● **Problem description**
Everything from the first line of the data through the line with "const padrao = criaPadrao();" is to be echoed exactly, minus the pictures.

(Plotting code records)
┌──
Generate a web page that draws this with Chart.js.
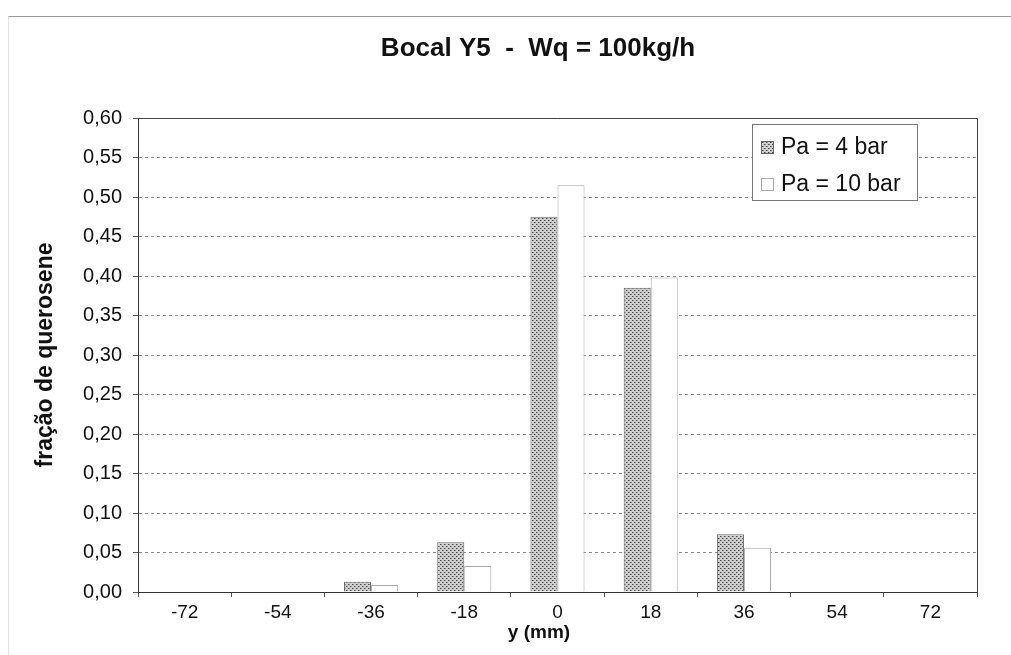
<!DOCTYPE html>
<html>
<head>
<meta charset="utf-8">
<script src="https://cdn.jsdelivr.net/npm/chart.js@4.4.0/dist/chart.umd.min.js"></script>
<style>
  html, body { margin: 0; padding: 0; background: #fff; }
  #wrap { position: relative; width: 1011px; height: 655px; }
  #frame { position: absolute; left: 8px; top: 16px; right: 0; bottom: 0;
           border-top: 1px solid #999; border-left: 1px solid #e2e2e2; }
</style>
</head>
<body>
<div id="wrap">
  <div id="frame"></div>
  <canvas id="chart" width="1011" height="655"></canvas>
</div>
<script>
// posições radiais (mm) e frações medidas
const posicoes = ['-72', '-54', '-36', '-18', '0', '18', '36', '54', '72'];
const pa4bar  = [0, 0, 0.013, 0.063, 0.475, 0.385, 0.073, 0, 0];
const pa10bar = [0, 0, 0.009, 0.033, 0.515, 0.398, 0.056, 0, 0];
const nomesSeries = ['Pa = 4 bar', 'Pa = 10 bar'];
const titulo = 'Bocal Y5  -  Wq = 100kg/h';
const tituloX = 'y (mm)';

const fonte = "'Liberation Sans', Arial, sans-serif";

// textura pontilhada para a série de 4 bar
function criaPadrao() {
    const c = document.createElement('canvas');
    c.width = 4; c.height = 4;
    const g = c.getContext('2d');
    g.fillStyle = '#cfcfcf';
    g.fillRect(0, 0, 4, 4);
    g.fillStyle = '#444';
    g.fillRect(0, 0, 1, 1);
    g.fillRect(2, 2, 1, 1);
    g.fillStyle = '#8a8a8a';
    g.fillRect(1, 0, 1, 1);
    g.fillRect(3, 2, 1, 1);
    return g.createPattern(c, 'repeat');
}
const padrao = criaPadrao();

// títulos, contorno da área de plotagem e legenda dentro do gráfico
const molduraLegenda = {
    id: 'molduraLegenda',
    afterDraw(chart) {
        const ctx = chart.ctx;
        const a = chart.chartArea;
        ctx.save();

        ctx.fillStyle = '#111';
        ctx.font = 'bold 26px ' + fonte;
        ctx.textAlign = 'center';
        ctx.textBaseline = 'middle';
        ctx.fillText(titulo, 538, 49);

        ctx.font = 'bold 19px ' + fonte;
        ctx.fillText(tituloX, 539, 633);

        ctx.strokeStyle = '#444';
        ctx.lineWidth = 1;
        ctx.beginPath();
        ctx.moveTo(a.left, a.top + 0.5);
        ctx.lineTo(a.right + 0.5, a.top + 0.5);
        ctx.lineTo(a.right + 0.5, a.bottom);
        ctx.stroke();

        // caixa da legenda
        const x = 752, y = 124, w = 165, h = 76;
        ctx.fillStyle = '#fff';
        ctx.fillRect(x, y, w, h);
        ctx.strokeStyle = '#777';
        ctx.strokeRect(x + 0.5, y + 0.5, w, h);

        ctx.font = '23px ' + fonte;
        ctx.textAlign = 'left';
        chart.data.datasets.forEach((ds, i) => {
            const cy = y + 23 + i * 37;
            ctx.fillStyle = ds.backgroundColor;
            ctx.fillRect(x + 9, cy - 6, 13, 13);
            ctx.strokeStyle = ds.borderColor;
            ctx.strokeRect(x + 9.5, cy - 5.5, 12, 12);
            ctx.fillStyle = '#111';
            ctx.fillText(ds.label, x + 29, cy + 1);
        });
        ctx.restore();
    }
};

const ctx = document.getElementById('chart').getContext('2d');
new Chart(ctx, {
    type: 'bar',
    data: {
        labels: posicoes,
        datasets: [{
            label: nomesSeries[0],
            data: pa4bar,
            backgroundColor: padrao,
            borderColor: '#666',
            borderWidth: 1,
            barPercentage: 1.0,
            categoryPercentage: 0.58
        }, {
            label: nomesSeries[1],
            data: pa10bar,
            backgroundColor: '#fff',
            borderColor: '#aaa',
            borderWidth: 1,
            barPercentage: 1.0,
            categoryPercentage: 0.58
        }]
    },
    options: {
        responsive: false,
        animation: false,
        layout: { padding: { left: 28, right: 34, top: 118, bottom: 8 } },
        plugins: {
            legend: { display: false },
            tooltip: { enabled: false }
        },
        scales: {
            x: {
                grid: { display: true, drawOnChartArea: false, offset: true, tickLength: 5, color: '#555' },
                border: { color: '#333' },
                ticks: { color: '#111', font: { family: fonte, size: 19 }, padding: 4 },
                afterFit(s) { s.height = 55; }
            },
            y: {
                min: 0,
                max: 0.6,
                ticks: {
                    stepSize: 0.05,
                    color: '#111',
                    font: { family: fonte, size: 20 },
                    padding: 11,
                    callback: v => v.toFixed(2).replace('.', ',')
                },
                grid: { color: '#888', tickLength: 5, tickBorderDash: [], tickColor: '#555' },
                border: { color: '#333', dash: [3, 3] },
                title: {
                    display: true,
                    text: 'fração de querosene',
                    color: '#111',
                    font: { family: fonte, size: 23, weight: 'bold' },
                    padding: { top: 4, bottom: 0 }
                },
                afterFit(s) { s.width = 110; }
            }
        }
    },
    plugins: [molduraLegenda]
});
</script>
</body>
</html>
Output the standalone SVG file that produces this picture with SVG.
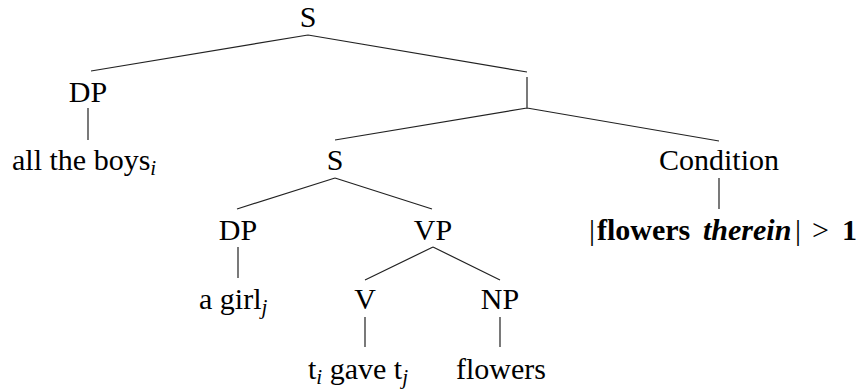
<svg xmlns="http://www.w3.org/2000/svg" width="860" height="389" viewBox="0 0 860 389">
<style>
.e{stroke:#222;stroke-width:1.2;fill:none}
</style>
<g id="edges" class="e">
<path d="M308 35L91 71M308 35L527 72M527 77V108M527 108L335 140M527 108L719 141M88 108V140M335 178L237 209M335 178L432 209M719 178V209M238 247V278M433 247L365 280M433 247L500 280M365 317V347M500 317V347"/>
</g>
<g id="n-S"><text x="308" y="27" font-family="Liberation Serif" font-size="30" text-anchor="middle">S</text></g>
<g id="n-DP1"><text x="88" y="102" font-family="Liberation Serif" font-size="30" text-anchor="middle">DP</text></g>
<g id="n-boys"><text x="12" y="170" font-family="Liberation Serif" font-size="30">all the boys<tspan font-size="21" font-style="italic" dy="5">i</tspan></text></g>
<g id="n-S2"><text x="335" y="170" font-family="Liberation Serif" font-size="30" text-anchor="middle">S</text></g>
<g id="n-Cond"><text x="719" y="170" font-family="Liberation Serif" font-size="30" text-anchor="middle">Condition</text></g>
<g id="n-formula"><text x="589" y="240" font-family="Liberation Serif" font-size="30">|<tspan font-weight="bold" x="597">flowers</tspan><tspan font-weight="bold" font-style="italic" x="703">therein</tspan><tspan x="795">|</tspan><tspan x="812">&gt;</tspan><tspan font-weight="bold" x="842">1</tspan></text></g>
<g id="n-DP2"><text x="238" y="240" font-family="Liberation Serif" font-size="30" text-anchor="middle">DP</text></g>
<g id="n-VP"><text x="433" y="240" font-family="Liberation Serif" font-size="30" text-anchor="middle">VP</text></g>
<g id="n-girl"><text x="199" y="309" font-family="Liberation Serif" font-size="30">a girl<tspan font-size="21" font-style="italic" dy="5">j</tspan></text></g>
<g id="n-V"><text x="365" y="309" font-family="Liberation Serif" font-size="30" text-anchor="middle">V</text></g>
<g id="n-NP"><text x="500" y="309" font-family="Liberation Serif" font-size="30" text-anchor="middle">NP</text></g>
<g id="n-gave"><text x="308" y="379" font-family="Liberation Serif" font-size="30">t<tspan font-size="21" font-style="italic" dy="5">i</tspan><tspan dy="-5"> gave t</tspan><tspan font-size="21" font-style="italic" dy="5">j</tspan></text></g>
<g id="n-flowers"><text x="456" y="379" font-family="Liberation Serif" font-size="30">flowers</text></g>
</svg>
└──
● **Expected answer**
Generate a web page that draws this with Chart.js.
<!DOCTYPE html>
<html>
<head>
<meta charset="utf-8">
<script src="https://cdn.jsdelivr.net/npm/chart.js@4.4.0/dist/chart.umd.min.js"></script>
<style>
  html, body { margin: 0; padding: 0; background: #fff; }
  #wrap { position: relative; width: 1011px; height: 655px; }
  #frame { position: absolute; left: 8px; top: 16px; right: 0; bottom: 0;
           border-top: 1px solid #999; border-left: 1px solid #e2e2e2; }
</style>
</head>
<body>
<div id="wrap">
  <div id="frame"></div>
  <canvas id="chart" width="1011" height="655"></canvas>
</div>
<script>
// posições radiais (mm) e frações medidas
const posicoes = ['-72', '-54', '-36', '-18', '0', '18', '36', '54', '72'];
const pa4bar  = [0, 0, 0.013, 0.063, 0.475, 0.385, 0.073, 0, 0];
const pa10bar = [0, 0, 0.009, 0.033, 0.515, 0.398, 0.056, 0, 0];
const nomesSeries = ['Pa = 4 bar', 'Pa = 10 bar'];
const titulo = 'Bocal Y5  -  Wq = 100kg/h';
const tituloX = 'y (mm)';

const fonte = "'Liberation Sans', Arial, sans-serif";

// textura pontilhada para a série de 4 bar
function criaPadrao() {
    const c = document.createElement('canvas');
    c.width = 4; c.height = 4;
    const g = c.getContext('2d');
    g.fillStyle = '#cfcfcf';
    g.fillRect(0, 0, 4, 4);
    g.fillStyle = '#444';
    g.fillRect(0, 0, 1, 1);
    g.fillRect(2, 2, 1, 1);
    g.fillStyle = '#8a8a8a';
    g.fillRect(1, 0, 1, 1);
    g.fillRect(3, 2, 1, 1);
    return g.createPattern(c, 'repeat');
}
const padrao = criaPadrao();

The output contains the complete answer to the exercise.